#### [WHAT TO DO]
Copy everything in the listing below word for word, apart from any images.

#### [INFORMATION PROVIDED]
=-=-=-=-=
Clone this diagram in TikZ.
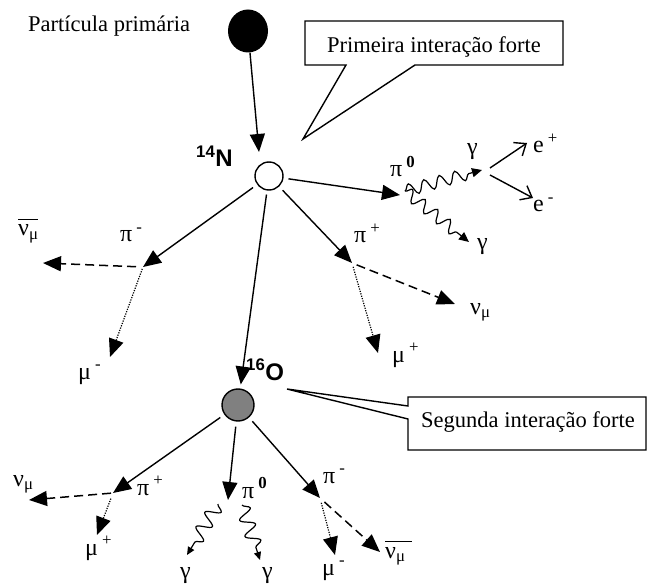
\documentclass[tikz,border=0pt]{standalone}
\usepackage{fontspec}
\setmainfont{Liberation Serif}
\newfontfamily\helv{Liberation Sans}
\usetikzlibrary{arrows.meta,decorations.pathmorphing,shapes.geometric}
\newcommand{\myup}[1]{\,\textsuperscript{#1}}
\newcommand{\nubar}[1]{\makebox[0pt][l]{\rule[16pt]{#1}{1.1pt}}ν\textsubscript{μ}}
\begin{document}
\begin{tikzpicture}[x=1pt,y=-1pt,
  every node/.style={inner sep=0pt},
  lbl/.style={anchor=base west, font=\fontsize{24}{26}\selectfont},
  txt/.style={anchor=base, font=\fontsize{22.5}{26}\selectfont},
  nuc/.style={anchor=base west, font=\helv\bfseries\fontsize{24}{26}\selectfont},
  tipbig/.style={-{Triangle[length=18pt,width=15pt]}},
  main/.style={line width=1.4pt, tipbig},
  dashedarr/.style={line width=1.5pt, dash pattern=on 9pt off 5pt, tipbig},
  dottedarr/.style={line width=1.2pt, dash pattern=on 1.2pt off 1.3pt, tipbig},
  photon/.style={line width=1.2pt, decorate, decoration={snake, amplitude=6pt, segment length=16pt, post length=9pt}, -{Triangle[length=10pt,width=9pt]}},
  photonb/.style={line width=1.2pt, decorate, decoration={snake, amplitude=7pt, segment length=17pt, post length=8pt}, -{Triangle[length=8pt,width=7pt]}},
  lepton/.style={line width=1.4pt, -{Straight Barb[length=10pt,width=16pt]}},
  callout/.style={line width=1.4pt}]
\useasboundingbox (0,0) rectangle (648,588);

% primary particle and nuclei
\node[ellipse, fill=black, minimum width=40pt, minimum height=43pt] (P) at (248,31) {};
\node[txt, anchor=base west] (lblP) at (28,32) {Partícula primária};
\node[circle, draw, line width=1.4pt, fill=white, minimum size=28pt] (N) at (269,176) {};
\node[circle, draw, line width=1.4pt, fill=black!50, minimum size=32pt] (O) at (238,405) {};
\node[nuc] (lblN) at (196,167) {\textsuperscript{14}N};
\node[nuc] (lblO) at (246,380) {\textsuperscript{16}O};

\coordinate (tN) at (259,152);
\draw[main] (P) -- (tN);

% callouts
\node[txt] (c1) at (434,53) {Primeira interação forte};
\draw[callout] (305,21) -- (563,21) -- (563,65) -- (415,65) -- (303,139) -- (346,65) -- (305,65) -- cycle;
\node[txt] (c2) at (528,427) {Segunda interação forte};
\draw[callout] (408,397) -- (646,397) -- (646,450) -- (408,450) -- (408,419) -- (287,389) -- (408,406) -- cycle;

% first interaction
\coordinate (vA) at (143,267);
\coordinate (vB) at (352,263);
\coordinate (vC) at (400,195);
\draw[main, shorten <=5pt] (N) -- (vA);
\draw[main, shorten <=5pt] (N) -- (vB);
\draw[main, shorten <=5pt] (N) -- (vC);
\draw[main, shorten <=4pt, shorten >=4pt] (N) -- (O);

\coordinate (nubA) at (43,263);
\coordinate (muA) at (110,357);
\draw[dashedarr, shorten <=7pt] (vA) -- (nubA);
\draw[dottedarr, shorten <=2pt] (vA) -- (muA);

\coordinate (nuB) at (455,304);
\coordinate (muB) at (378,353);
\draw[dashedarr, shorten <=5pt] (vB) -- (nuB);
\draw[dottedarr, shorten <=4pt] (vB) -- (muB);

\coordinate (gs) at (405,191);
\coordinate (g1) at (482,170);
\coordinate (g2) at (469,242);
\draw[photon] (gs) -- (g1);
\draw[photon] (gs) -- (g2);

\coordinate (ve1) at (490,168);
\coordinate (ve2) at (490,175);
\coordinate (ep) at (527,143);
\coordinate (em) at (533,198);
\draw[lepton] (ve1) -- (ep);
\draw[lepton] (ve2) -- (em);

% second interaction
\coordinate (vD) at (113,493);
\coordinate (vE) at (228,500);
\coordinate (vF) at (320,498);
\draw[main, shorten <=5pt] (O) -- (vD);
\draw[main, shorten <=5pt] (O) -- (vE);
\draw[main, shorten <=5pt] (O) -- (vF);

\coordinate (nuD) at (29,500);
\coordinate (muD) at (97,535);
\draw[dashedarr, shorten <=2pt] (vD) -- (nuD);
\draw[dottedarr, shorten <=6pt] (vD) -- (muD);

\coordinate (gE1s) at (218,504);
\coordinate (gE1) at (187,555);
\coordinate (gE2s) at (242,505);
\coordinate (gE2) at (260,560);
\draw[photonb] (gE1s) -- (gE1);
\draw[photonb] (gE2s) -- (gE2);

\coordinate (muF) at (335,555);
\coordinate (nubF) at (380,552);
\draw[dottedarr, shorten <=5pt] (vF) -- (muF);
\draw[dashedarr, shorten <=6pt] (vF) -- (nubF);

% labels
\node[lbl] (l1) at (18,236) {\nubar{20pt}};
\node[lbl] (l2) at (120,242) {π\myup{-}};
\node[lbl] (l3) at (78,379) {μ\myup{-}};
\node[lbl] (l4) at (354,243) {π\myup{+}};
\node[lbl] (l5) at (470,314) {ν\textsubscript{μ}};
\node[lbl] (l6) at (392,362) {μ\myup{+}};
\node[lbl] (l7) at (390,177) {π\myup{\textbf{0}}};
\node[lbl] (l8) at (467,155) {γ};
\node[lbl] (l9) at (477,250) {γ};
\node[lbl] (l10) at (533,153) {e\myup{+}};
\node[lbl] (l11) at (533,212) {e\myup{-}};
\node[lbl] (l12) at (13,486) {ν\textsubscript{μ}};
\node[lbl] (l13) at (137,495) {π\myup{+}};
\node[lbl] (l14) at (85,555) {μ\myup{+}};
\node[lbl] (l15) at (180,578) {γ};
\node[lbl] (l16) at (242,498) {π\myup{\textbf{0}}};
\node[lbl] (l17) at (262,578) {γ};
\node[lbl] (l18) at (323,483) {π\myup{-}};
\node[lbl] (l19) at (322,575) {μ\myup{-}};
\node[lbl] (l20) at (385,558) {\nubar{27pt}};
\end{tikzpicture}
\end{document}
=-=-=-=-=
#### [TASK ANSWER]
Clone this diagram in TikZ.
\documentclass[tikz,border=0pt]{standalone}
\usepackage{fontspec}
\setmainfont{Liberation Serif}
\newfontfamily\helv{Liberation Sans}
\usetikzlibrary{arrows.meta,decorations.pathmorphing,shapes.geometric}
\newcommand{\myup}[1]{\,\textsuperscript{#1}}
\newcommand{\nubar}[1]{\makebox[0pt][l]{\rule[16pt]{#1}{1.1pt}}ν\textsubscript{μ}}
\begin{document}
\begin{tikzpicture}[x=1pt,y=-1pt,
  every node/.style={inner sep=0pt},
  lbl/.style={anchor=base west, font=\fontsize{24}{26}\selectfont},
  txt/.style={anchor=base, font=\fontsize{22.5}{26}\selectfont},
  nuc/.style={anchor=base west, font=\helv\bfseries\fontsize{24}{26}\selectfont},
  tipbig/.style={-{Triangle[length=18pt,width=15pt]}},
  main/.style={line width=1.4pt, tipbig},
  dashedarr/.style={line width=1.5pt, dash pattern=on 9pt off 5pt, tipbig},
  dottedarr/.style={line width=1.2pt, dash pattern=on 1.2pt off 1.3pt, tipbig},
  photon/.style={line width=1.2pt, decorate, decoration={snake, amplitude=6pt, segment length=16pt, post length=9pt}, -{Triangle[length=10pt,width=9pt]}},
  photonb/.style={line width=1.2pt, decorate, decoration={snake, amplitude=7pt, segment length=17pt, post length=8pt}, -{Triangle[length=8pt,width=7pt]}},
  lepton/.style={line width=1.4pt, -{Straight Barb[length=10pt,width=16pt]}},
  callout/.style={line width=1.4pt}]
\useasboundingbox (0,0) rectangle (648,588);

% primary particle and nuclei
\node[ellipse, fill=black, minimum width=40pt, minimum height=43pt] (P) at (248,31) {};
\node[txt, anchor=base west] (lblP) at (28,32) {Partícula primária};
\node[circle, draw, line width=1.4pt, fill=white, minimum size=28pt] (N) at (269,176) {};
\node[circle, draw, line width=1.4pt, fill=black!50, minimum size=32pt] (O) at (238,405) {};
\node[nuc] (lblN) at (196,167) {\textsuperscript{14}N};
\node[nuc] (lblO) at (246,380) {\textsuperscript{16}O};

\coordinate (tN) at (259,152);
\draw[main] (P) -- (tN);

% callouts
\node[txt] (c1) at (434,53) {Primeira interação forte};
\draw[callout] (305,21) -- (563,21) -- (563,65) -- (415,65) -- (303,139) -- (346,65) -- (305,65) -- cycle;
\node[txt] (c2) at (528,427) {Segunda interação forte};
\draw[callout] (408,397) -- (646,397) -- (646,450) -- (408,450) -- (408,419) -- (287,389) -- (408,406) -- cycle;

% first interaction
\coordinate (vA) at (143,267);
\coordinate (vB) at (352,263);
\coordinate (vC) at (400,195);
\draw[main, shorten <=5pt] (N) -- (vA);
\draw[main, shorten <=5pt] (N) -- (vB);
\draw[main, shorten <=5pt] (N) -- (vC);
\draw[main, shorten <=4pt, shorten >=4pt] (N) -- (O);

\coordinate (nubA) at (43,263);
\coordinate (muA) at (110,357);
\draw[dashedarr, shorten <=7pt] (vA) -- (nubA);
\draw[dottedarr, shorten <=2pt] (vA) -- (muA);

\coordinate (nuB) at (455,304);
\coordinate (muB) at (378,353);
\draw[dashedarr, shorten <=5pt] (vB) -- (nuB);
\draw[dottedarr, shorten <=4pt] (vB) -- (muB);

\coordinate (gs) at (405,191);
\coordinate (g1) at (482,170);
\coordinate (g2) at (469,242);
\draw[photon] (gs) -- (g1);
\draw[photon] (gs) -- (g2);

\coordinate (ve1) at (490,168);
\coordinate (ve2) at (490,175);
\coordinate (ep) at (527,143);
\coordinate (em) at (533,198);
\draw[lepton] (ve1) -- (ep);
\draw[lepton] (ve2) -- (em);

% second interaction
\coordinate (vD) at (113,493);
\coordinate (vE) at (228,500);
\coordinate (vF) at (320,498);
\draw[main, shorten <=5pt] (O) -- (vD);
\draw[main, shorten <=5pt] (O) -- (vE);
\draw[main, shorten <=5pt] (O) -- (vF);

\coordinate (nuD) at (29,500);
\coordinate (muD) at (97,535);
\draw[dashedarr, shorten <=2pt] (vD) -- (nuD);
\draw[dottedarr, shorten <=6pt] (vD) -- (muD);

\coordinate (gE1s) at (218,504);
\coordinate (gE1) at (187,555);
\coordinate (gE2s) at (242,505);
\coordinate (gE2) at (260,560);
\draw[photonb] (gE1s) -- (gE1);
\draw[photonb] (gE2s) -- (gE2);

\coordinate (muF) at (335,555);
\coordinate (nubF) at (380,552);
\draw[dottedarr, shorten <=5pt] (vF) -- (muF);
\draw[dashedarr, shorten <=6pt] (vF) -- (nubF);

% labels
\node[lbl] (l1) at (18,236) {\nubar{20pt}};
\node[lbl] (l2) at (120,242) {π\myup{-}};
\node[lbl] (l3) at (78,379) {μ\myup{-}};
\node[lbl] (l4) at (354,243) {π\myup{+}};
\node[lbl] (l5) at (470,314) {ν\textsubscript{μ}};
\node[lbl] (l6) at (392,362) {μ\myup{+}};
\node[lbl] (l7) at (390,177) {π\myup{\textbf{0}}};
\node[lbl] (l8) at (467,155) {γ};
\node[lbl] (l9) at (477,250) {γ};
\node[lbl] (l10) at (533,153) {e\myup{+}};
\node[lbl] (l11) at (533,212) {e\myup{-}};
\node[lbl] (l12) at (13,486) {ν\textsubscript{μ}};
\node[lbl] (l13) at (137,495) {π\myup{+}};
\node[lbl] (l14) at (85,555) {μ\myup{+}};
\node[lbl] (l15) at (180,578) {γ};
\node[lbl] (l16) at (242,498) {π\myup{\textbf{0}}};
\node[lbl] (l17) at (262,578) {γ};
\node[lbl] (l18) at (323,483) {π\myup{-}};
\node[lbl] (l19) at (322,575) {μ\myup{-}};
\node[lbl] (l20) at (385,558) {\nubar{27pt}};
\end{tikzpicture}
\end{document}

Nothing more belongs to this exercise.